THE TASK – Print the lines of the listing below verbatim from its first line through the line bearing "rectangle (217, 352);". Any pictures are to be omitted.

COLLECTED DATA –
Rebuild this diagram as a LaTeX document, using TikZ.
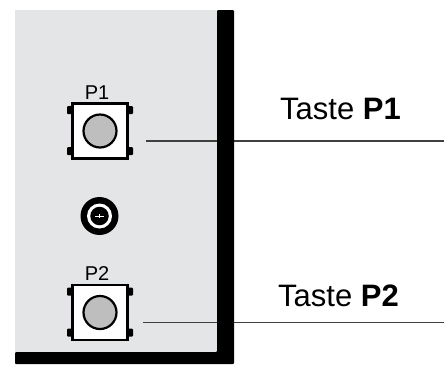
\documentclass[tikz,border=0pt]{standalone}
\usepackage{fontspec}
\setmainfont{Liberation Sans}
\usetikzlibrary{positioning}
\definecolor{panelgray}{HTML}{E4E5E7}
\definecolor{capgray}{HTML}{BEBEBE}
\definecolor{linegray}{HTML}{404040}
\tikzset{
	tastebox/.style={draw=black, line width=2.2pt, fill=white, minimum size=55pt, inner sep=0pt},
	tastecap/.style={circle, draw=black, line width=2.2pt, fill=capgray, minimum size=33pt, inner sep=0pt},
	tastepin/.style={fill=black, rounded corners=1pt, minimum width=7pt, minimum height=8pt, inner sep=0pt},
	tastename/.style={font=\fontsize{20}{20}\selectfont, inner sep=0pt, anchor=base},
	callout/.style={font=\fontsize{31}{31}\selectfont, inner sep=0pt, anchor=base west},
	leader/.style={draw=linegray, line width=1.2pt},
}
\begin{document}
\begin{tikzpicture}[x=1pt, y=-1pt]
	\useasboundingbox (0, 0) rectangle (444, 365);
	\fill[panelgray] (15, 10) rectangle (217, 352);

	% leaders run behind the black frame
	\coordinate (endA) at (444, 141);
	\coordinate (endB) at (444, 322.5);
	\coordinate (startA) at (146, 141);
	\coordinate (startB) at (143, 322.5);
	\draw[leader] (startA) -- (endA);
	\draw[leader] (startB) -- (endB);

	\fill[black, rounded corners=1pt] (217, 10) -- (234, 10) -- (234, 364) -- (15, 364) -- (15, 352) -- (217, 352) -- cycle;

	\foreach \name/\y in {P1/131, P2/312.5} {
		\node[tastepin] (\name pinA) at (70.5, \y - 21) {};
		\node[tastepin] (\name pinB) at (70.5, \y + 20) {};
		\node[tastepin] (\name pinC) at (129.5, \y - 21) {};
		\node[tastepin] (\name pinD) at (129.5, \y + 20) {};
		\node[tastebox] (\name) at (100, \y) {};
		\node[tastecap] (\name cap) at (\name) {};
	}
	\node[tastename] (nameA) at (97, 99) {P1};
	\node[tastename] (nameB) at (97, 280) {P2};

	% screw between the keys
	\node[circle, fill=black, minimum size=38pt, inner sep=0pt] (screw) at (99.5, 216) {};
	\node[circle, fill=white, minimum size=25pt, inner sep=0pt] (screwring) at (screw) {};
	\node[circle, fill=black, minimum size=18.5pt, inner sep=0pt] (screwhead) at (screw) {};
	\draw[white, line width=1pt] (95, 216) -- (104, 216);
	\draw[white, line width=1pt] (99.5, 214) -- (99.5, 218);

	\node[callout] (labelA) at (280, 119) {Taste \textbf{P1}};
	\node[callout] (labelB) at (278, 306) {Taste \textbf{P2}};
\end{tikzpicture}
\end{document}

RESULT FOR THIS TASK –
Rebuild this diagram as a LaTeX document, using TikZ.
\documentclass[tikz,border=0pt]{standalone}
\usepackage{fontspec}
\setmainfont{Liberation Sans}
\usetikzlibrary{positioning}
\definecolor{panelgray}{HTML}{E4E5E7}
\definecolor{capgray}{HTML}{BEBEBE}
\definecolor{linegray}{HTML}{404040}
\tikzset{
	tastebox/.style={draw=black, line width=2.2pt, fill=white, minimum size=55pt, inner sep=0pt},
	tastecap/.style={circle, draw=black, line width=2.2pt, fill=capgray, minimum size=33pt, inner sep=0pt},
	tastepin/.style={fill=black, rounded corners=1pt, minimum width=7pt, minimum height=8pt, inner sep=0pt},
	tastename/.style={font=\fontsize{20}{20}\selectfont, inner sep=0pt, anchor=base},
	callout/.style={font=\fontsize{31}{31}\selectfont, inner sep=0pt, anchor=base west},
	leader/.style={draw=linegray, line width=1.2pt},
}
\begin{document}
\begin{tikzpicture}[x=1pt, y=-1pt]
	\useasboundingbox (0, 0) rectangle (444, 365);
	\fill[panelgray] (15, 10) rectangle (217, 352);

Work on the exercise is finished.